For convenience, the number on the size of the transistor refers to how many times the size of this transistor is the minimum size of an NMOSFET in a specific process. Same to the effective resistances.

if the output is loaded with h identical NAND gates, we can simplify the circuit into RC circuit. The left side is the equivalent circuit including the load for the falling transition in the worst situation, and the right side is for the rising transition in the worst situation.

Elmore_example

When calculating the Elmore delay of the falling transition, the shared path is the path from Y to R/3, n2, R/3, n1, R/3 and finally ground. Therefore, we have:

tpdf = (3C)(R/3) + (3C)(R/3 + R/3) + ((9 + 5h)C)(R/3 + R/3 + R/3) = (12 + 5h)RC

When calculating the Elmore delay of the rising transition, the shared path is the path from Y to R and VDD. These two R/3 resistors are not on the “shared path”. Therefore, we have:

tpdr = (15 + 5h)RC

Device sizing

Since a unit pMOS transistor has greater resistance because of its lower mobility, it is better to change sizes of pMOS transistors to several times of pMOS transistors according to how many times the P-type carriers are more conductive than n-type carriers in a specific process to make tf and tr equal.

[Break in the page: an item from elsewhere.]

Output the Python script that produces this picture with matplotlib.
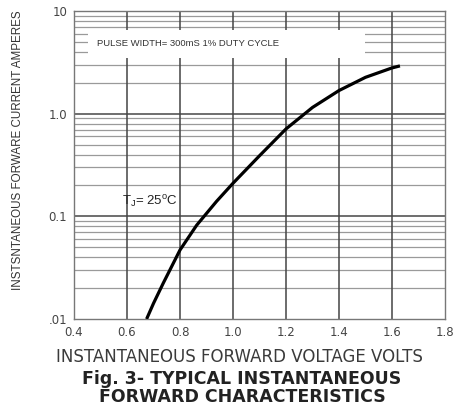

If we connect transistors in series, since the current must pass through all transistors, it may be necessary to increase the size of the transistors proportionally to reduce the threshold voltage and increase current driving capability.

If we connect transistors in parallel, since each transistor can operate independently, and the current is distributed among the transistors, there is no need to change the size of the transistors in a parallel connection.

This is a complex example of device sizing. Also, the number on the size of the transistor refers to how many times the size of this transistor is the minimum size of an NMOSFET in a specific process:

Resize

Timing optimization in transistor level

RC delay is dependent to layout.
- In a good layout, diffusion nodes are shared wherever possible to reduce the diffusion capacitance.
- Good placement: short wires & no diffusion routing.
- Use multi-fingered transistors if the width of designed transistor is too large to get less diffusion capacitance.
Increase transistor sizes – lower R but increase parasitic capacitance. Watch out for self-loading!
Increase VDD - not usually possible due to reliability and power penalties.
Delay is dependent on the pattern of inputs. For instance:

Ordering

Summary

CMOS delay is dictated by many factors. The first-order RC model is sufficient and efficient to estimate the delay of circuit. Computing delays of complex gates is challenging due to input pattern dependency.